The Geospatial scatter plot reveals the presence of clusters with moderately higher attractiveness, indicating that certain neighborhoods or areas within the cities draw relatively stronger demand. These clusters suggest localized effects where factors such as proximity to tourist attractions, accessibility, or neighborhood quality contribute to elevated listing appeal. The moderate strength of clustering implies that while location is influential, it interacts with other determinants—such as room type, amenities, and pricing strategy—in shaping overall demand.
The comparison of amenity distribution across day-types (weekday versus weekend) indicates that the spread of amenities appears broadly similar, with only minor observable differences. These variations are small and, since no formal statistical tests were conducted, cannot be interpreted as significant. The findings therefore suggest that amenity availability is generally consistent across temporal categories, implying that temporal price differences are more likely to be driven by other factors rather than variation in amenity provision.
The analysis shows that transit accessibility varies across cities, with moderate differences observed in the distribution of listings relative to transportation options. These patterns suggest that accessibility may contribute to pricing and demand differences across locations. However, since this conclusion is based on visual inspection, statistical significance has not been formally established. Further testing would be required to determine whether the observed differences in transit accessibility are meaningful predictors of pricing outcomes. Compares spatial distribution of metro accessibility by city, highlighting denser transit grids vs more car‑oriented peripheries.
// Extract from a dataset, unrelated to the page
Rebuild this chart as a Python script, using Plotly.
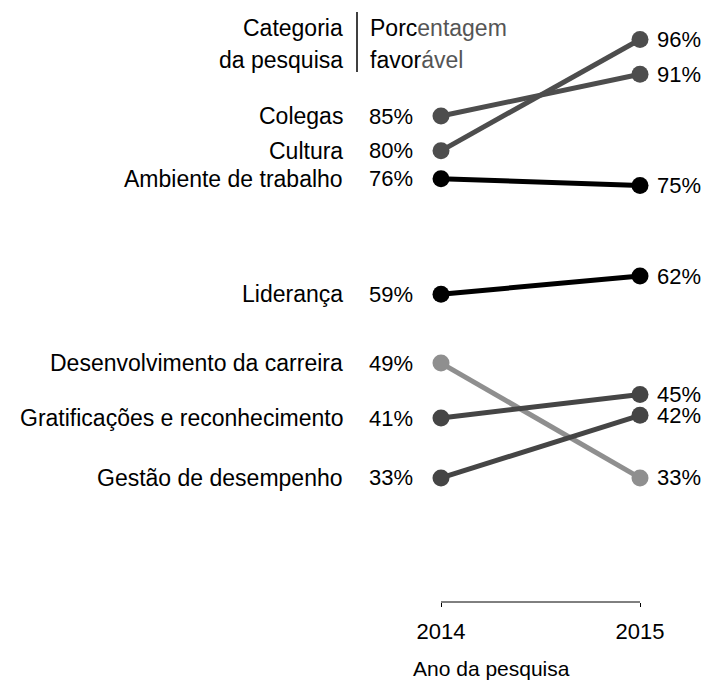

The spatial patterns reveal co-located hotspots of cultural and culinary amenities with moderate strength, suggesting that certain neighborhoods concentrate multiple attractive features for visitors. Such clustering indicates that areas offering both cultural and dining experiences may hold a competitive advantage in shaping demand and pricing. However, these findings are based on visual analysis, and their statistical significance requires confirmation through regression modeling to establish whether amenity concentration is a meaningful predictor of listing performance.
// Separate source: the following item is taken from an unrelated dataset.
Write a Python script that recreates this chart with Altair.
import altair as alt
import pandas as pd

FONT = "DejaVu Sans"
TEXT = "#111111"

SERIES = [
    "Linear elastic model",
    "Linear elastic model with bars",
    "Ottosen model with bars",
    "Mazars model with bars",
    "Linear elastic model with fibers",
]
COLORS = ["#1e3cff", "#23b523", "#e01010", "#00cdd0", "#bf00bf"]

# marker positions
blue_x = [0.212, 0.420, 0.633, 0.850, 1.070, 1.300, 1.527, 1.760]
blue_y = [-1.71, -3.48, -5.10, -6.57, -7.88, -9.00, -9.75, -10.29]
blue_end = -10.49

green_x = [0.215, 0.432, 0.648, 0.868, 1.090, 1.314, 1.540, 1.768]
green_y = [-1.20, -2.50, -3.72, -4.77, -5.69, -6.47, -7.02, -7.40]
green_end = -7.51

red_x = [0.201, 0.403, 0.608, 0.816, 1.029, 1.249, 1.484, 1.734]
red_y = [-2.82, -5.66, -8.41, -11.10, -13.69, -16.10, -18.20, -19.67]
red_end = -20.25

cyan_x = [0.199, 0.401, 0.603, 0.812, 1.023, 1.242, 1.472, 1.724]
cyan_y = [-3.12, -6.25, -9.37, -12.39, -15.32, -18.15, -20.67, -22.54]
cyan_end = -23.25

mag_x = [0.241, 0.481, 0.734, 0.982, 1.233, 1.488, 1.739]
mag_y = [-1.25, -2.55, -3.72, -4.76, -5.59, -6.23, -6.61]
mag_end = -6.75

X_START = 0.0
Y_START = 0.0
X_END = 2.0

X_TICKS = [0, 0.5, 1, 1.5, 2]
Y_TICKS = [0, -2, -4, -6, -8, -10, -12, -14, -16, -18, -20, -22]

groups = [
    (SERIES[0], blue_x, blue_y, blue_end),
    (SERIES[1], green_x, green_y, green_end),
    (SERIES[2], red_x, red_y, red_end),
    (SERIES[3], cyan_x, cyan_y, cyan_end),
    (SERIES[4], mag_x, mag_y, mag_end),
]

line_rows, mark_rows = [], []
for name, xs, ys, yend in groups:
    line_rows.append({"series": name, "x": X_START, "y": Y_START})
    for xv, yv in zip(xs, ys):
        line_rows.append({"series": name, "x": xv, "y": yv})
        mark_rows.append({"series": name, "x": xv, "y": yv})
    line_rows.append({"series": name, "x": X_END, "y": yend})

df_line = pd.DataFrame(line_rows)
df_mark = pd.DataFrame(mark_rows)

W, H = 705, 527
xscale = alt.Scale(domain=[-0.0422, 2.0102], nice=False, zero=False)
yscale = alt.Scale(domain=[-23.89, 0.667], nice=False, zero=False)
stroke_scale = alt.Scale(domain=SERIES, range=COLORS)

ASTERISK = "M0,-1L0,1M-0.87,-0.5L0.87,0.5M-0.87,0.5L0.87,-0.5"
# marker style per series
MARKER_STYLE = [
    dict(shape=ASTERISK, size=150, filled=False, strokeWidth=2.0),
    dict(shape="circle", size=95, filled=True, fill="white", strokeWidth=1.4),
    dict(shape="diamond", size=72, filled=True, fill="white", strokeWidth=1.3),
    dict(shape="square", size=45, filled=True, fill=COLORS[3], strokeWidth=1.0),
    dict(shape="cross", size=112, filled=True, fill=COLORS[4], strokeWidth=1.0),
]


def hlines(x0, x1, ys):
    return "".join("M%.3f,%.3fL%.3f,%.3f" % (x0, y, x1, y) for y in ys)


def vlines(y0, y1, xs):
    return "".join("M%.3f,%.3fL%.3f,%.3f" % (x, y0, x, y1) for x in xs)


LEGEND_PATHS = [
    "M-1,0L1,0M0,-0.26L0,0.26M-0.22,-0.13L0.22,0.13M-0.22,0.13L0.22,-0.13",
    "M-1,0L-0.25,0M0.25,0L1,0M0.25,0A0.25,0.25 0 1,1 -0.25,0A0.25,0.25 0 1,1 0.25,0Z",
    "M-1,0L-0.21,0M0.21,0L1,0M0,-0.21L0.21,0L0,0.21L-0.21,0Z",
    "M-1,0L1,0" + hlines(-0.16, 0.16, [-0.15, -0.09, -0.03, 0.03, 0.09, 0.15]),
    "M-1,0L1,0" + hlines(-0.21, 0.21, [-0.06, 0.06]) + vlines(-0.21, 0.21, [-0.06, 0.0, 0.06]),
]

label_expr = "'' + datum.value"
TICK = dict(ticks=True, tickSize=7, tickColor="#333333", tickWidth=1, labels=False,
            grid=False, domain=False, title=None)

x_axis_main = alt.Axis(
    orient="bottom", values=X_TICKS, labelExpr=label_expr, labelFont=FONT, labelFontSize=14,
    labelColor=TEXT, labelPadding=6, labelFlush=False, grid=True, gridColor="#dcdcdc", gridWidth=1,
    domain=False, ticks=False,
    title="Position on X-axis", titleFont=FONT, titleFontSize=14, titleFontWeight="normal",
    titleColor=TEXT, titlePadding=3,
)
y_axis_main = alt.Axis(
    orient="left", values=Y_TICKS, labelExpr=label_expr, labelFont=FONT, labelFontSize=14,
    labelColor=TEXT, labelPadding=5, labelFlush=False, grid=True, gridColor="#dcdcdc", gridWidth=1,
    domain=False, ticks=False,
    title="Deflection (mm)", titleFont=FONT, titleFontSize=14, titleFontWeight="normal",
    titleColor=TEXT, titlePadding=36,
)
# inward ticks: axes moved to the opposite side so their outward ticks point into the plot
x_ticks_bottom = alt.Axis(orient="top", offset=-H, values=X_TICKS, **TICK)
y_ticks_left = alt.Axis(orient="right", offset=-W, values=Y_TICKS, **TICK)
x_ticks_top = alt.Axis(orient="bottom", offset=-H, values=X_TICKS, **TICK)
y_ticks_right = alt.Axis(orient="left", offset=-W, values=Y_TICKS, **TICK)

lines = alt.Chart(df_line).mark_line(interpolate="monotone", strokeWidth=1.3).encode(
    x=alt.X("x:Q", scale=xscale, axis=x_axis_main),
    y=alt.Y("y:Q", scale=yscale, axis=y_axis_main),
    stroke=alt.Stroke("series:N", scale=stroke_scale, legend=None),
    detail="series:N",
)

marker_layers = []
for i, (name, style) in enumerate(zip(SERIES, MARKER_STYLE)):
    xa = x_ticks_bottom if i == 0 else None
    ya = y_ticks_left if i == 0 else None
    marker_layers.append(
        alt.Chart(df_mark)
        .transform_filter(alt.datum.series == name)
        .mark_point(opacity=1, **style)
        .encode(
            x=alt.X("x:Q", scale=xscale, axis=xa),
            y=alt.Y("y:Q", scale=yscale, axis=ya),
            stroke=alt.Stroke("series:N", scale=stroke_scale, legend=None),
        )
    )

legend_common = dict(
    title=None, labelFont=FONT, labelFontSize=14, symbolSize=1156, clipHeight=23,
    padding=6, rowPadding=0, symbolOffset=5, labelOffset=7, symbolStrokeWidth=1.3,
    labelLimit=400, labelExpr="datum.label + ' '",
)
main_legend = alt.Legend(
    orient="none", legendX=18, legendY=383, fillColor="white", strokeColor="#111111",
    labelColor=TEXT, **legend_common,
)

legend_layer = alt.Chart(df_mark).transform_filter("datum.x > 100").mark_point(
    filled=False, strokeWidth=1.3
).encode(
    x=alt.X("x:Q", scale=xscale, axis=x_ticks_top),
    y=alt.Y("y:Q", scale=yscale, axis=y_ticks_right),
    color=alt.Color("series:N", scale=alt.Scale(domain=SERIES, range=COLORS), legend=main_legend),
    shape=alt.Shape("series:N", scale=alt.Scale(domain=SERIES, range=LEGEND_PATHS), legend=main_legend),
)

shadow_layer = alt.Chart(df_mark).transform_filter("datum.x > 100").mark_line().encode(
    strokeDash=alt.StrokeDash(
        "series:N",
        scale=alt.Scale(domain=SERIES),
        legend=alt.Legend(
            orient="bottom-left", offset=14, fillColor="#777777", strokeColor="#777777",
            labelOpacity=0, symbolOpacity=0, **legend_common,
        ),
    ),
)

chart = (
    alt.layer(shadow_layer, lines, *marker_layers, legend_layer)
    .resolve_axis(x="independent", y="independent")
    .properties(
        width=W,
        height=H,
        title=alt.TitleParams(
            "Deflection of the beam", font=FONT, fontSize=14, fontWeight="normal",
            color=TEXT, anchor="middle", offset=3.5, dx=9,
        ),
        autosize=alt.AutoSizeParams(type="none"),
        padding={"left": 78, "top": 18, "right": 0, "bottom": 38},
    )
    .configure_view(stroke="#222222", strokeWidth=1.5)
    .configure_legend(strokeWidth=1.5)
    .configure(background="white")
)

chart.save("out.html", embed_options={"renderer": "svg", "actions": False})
# Use real basemaps with leaflet (interactive)
leaflet(combined_data) %>%
addTiles() %>%
addCircleMarkers(~lng, ~lat,
radius = ~attr_index_norm * 5,
color = ~colorNumeric("YlOrRd", attr_index_norm)(attr_index_norm),
popup = ~paste("City:", Country,
"<br>Attr Index:", attr_index,
"<br>Rest Index:", rest_index)) %>%
addLegend("bottomright", pal = colorNumeric("YlOrRd", combined_data$attr_index_norm),
values = ~attr_index_norm, title = "Attr Index (Norm)")
The interactive mapping results highlight localized clusters of high attractiveness, which appear visually moderate to strong in intensity. These clusters suggest that specific neighborhoods or districts consistently draw higher demand, likely due to their proximity to cultural, commercial, or leisure amenities. The spatial concentration of attractiveness reinforces the importance of location in shaping Airbnb performance. Nonetheless, as these observations are derived from visual inspection, further statistical validation is necessary to confirm the strength and significance of these localized effects.